A "planet of the week," though... not a major player's world.
DS9, eventually, did some "exciting" things, and ENT (in the third season) finally started to do some exciting things. But TNG and VOY really didn't. There was never any feel, in either series, that there was any real jeopardy.
(OK, TNG did this once, with "Best of Both Worlds Pt.1," but they basically wasted the opportunity... the end of BoBW left me with a bad taste in my mouth. AT LEAST they should have let Picard not be recovered... or done SOMETHING that gave up real, in-story consequences we'd care about! Picard was right back in his captain's chair... which really, really bothered me.)
"Rise" toyed with the idea, but it wasn't really consequential. (I saw this episode just a few days ago... I've finally decided to "Netflix" Voyager, since I never saw much of it on-air.)
Voyager really had a few "pseudo-consequential" events... but none that have any long-term impact on the Star Trek world.
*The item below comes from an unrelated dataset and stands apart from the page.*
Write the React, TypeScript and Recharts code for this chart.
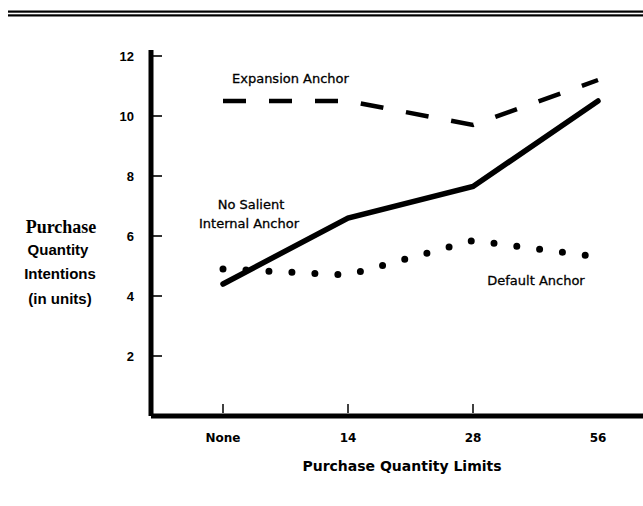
import React from 'react';
import { LineChart, Line, XAxis, YAxis } from 'recharts';

const categories = ['None', '14', '28', '56'];
const noSalientAnchor = [4.4, 6.6, 7.65, 10.5];
const expansionAnchor = [10.5, 10.5, 9.7, 11.2];
const defaultAnchor = [4.9, 4.7, 5.85, 5.3];
const yTicks = [2, 4, 6, 8, 10, 12];

const data = categories.map((c, i) => ({
  idx: i,
  label: c,
  noSalient: noSalientAnchor[i],
  expansion: expansionAnchor[i],
  def: defaultAnchor[i],
}));

const sans = '"DejaVu Sans", sans-serif';

function YTick(props: any) {
  const { x, y, payload } = props;
  return (
    <g>
      <line x1={x} x2={x + 11} y1={y} y2={y} stroke="#000" strokeWidth={1.6} />
      <text x={x - 17} y={y} dy="0.35em" textAnchor="end" fontFamily='"Liberation Sans", sans-serif'
        fontWeight="bold" fontSize={13} fill="#000">
        {payload.value}
      </text>
    </g>
  );
}

function XTick(props: any) {
  const { x, y, payload } = props;
  const i = payload.value as number;
  return (
    <g>
      {i < 3 && <line x1={x} x2={x} y1={y - 12} y2={y - 3} stroke="#000" strokeWidth={1.5} />}
      <text x={x} y={y + 22} dy="0.35em" textAnchor="middle" fontFamily={sans}
        fontWeight="bold" fontSize={12} fill="#000">
        {categories[i]}
      </text>
    </g>
  );
}

export default function App() {
  return (
    <div style={{ position: 'absolute', left: 0, top: 0, width: 643, height: 506, background: '#fff' }}>
      <LineChart width={643} height={506} data={data}
        margin={{ top: 50, right: 0, left: 111, bottom: 60 }}>
        <XAxis dataKey="idx" type="number" domain={[-0.576, 3.36]} ticks={[0, 1, 2, 3]}
          allowDataOverflow height={30} tickSize={0} tickMargin={0}
          axisLine={{ stroke: '#000', strokeWidth: 5 }} tickLine={false} tick={<XTick />} />
        <YAxis type="number" domain={[0, 12.2]} ticks={yTicks} width={40} tickSize={0} tickMargin={0}
          allowDataOverflow axisLine={{ stroke: '#000', strokeWidth: 5 }} tickLine={false} tick={<YTick />} />
        <Line type="linear" dataKey="expansion" stroke="#000" strokeWidth={4.5}
          strokeDasharray="23 23" dot={false} isAnimationActive={false} />
        <Line type="linear" dataKey="noSalient" stroke="#000" strokeWidth={5.5}
          strokeLinecap="round" dot={false} isAnimationActive={false} />
        <Line type="linear" dataKey="def" stroke="#000" strokeWidth={7}
          strokeDasharray="0 23" strokeLinecap="round" dot={false} isAnimationActive={false} />
      </LineChart>
      <svg width={643} height={506} style={{ position: 'absolute', left: 0, top: 0, pointerEvents: 'none' }}>
        <rect x={8} y={10.5} width={635} height={2.2} fill="#000" />
        <rect x={8} y={14.3} width={635} height={2.2} fill="#000" />
        <g fontFamily={sans} fontSize={13} fill="#000" stroke="#000" strokeWidth={0.3}>
          <text x={232} y={83}>Expansion Anchor</text>
          <text x={251} y={209} textAnchor="middle">No Salient</text>
          <text x={249} y={228} textAnchor="middle">Internal Anchor</text>
          <text x={536} y={285} textAnchor="middle">Default Anchor</text>
        </g>
        <text x={61} y={233} fontFamily='"Liberation Serif", serif' fontWeight="bold" fontSize={18}
          fill="#000" textAnchor="middle">Purchase</text>
        <text x={58} y={255} fontFamily='"Liberation Sans", sans-serif' fontWeight="bold" fontSize={15}
          fill="#000" textAnchor="middle">Quantity</text>
        <text x={60} y={279} fontFamily='"Liberation Sans", sans-serif' fontWeight="bold" fontSize={15}
          fill="#000" textAnchor="middle">Intentions</text>
        <text x={60} y={304} fontFamily='"Liberation Sans", sans-serif' fontWeight="bold" fontSize={15}
          fill="#000" textAnchor="middle">(in units)</text>
        <text x={402} y={471} fontFamily={sans} fontWeight="bold" fontSize={14}
          fill="#000" textAnchor="middle">Purchase Quantity Limits</text>
      </svg>
    </div>
  );
}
Enterprise did a lot more, but we knew that (barring "temporal cold war" issues) everything was going to end up how the production team imagined it "always had."
Babylon 5 took one of the main races and just devastated them... and kept us watching the results of this devastation for the remainder of the series. That's what I'm talking about when I talk about "risks."
(Of course, you can carry that too far... destroying Vulcan in a movie, just for pure "shock value," isn't something I'd ever have done, and not something I approve of. The destruction of Vulcan in ST'09 was just there as "setup" to create the concern over saving EARTH, after all, and served very little other story-telling function.)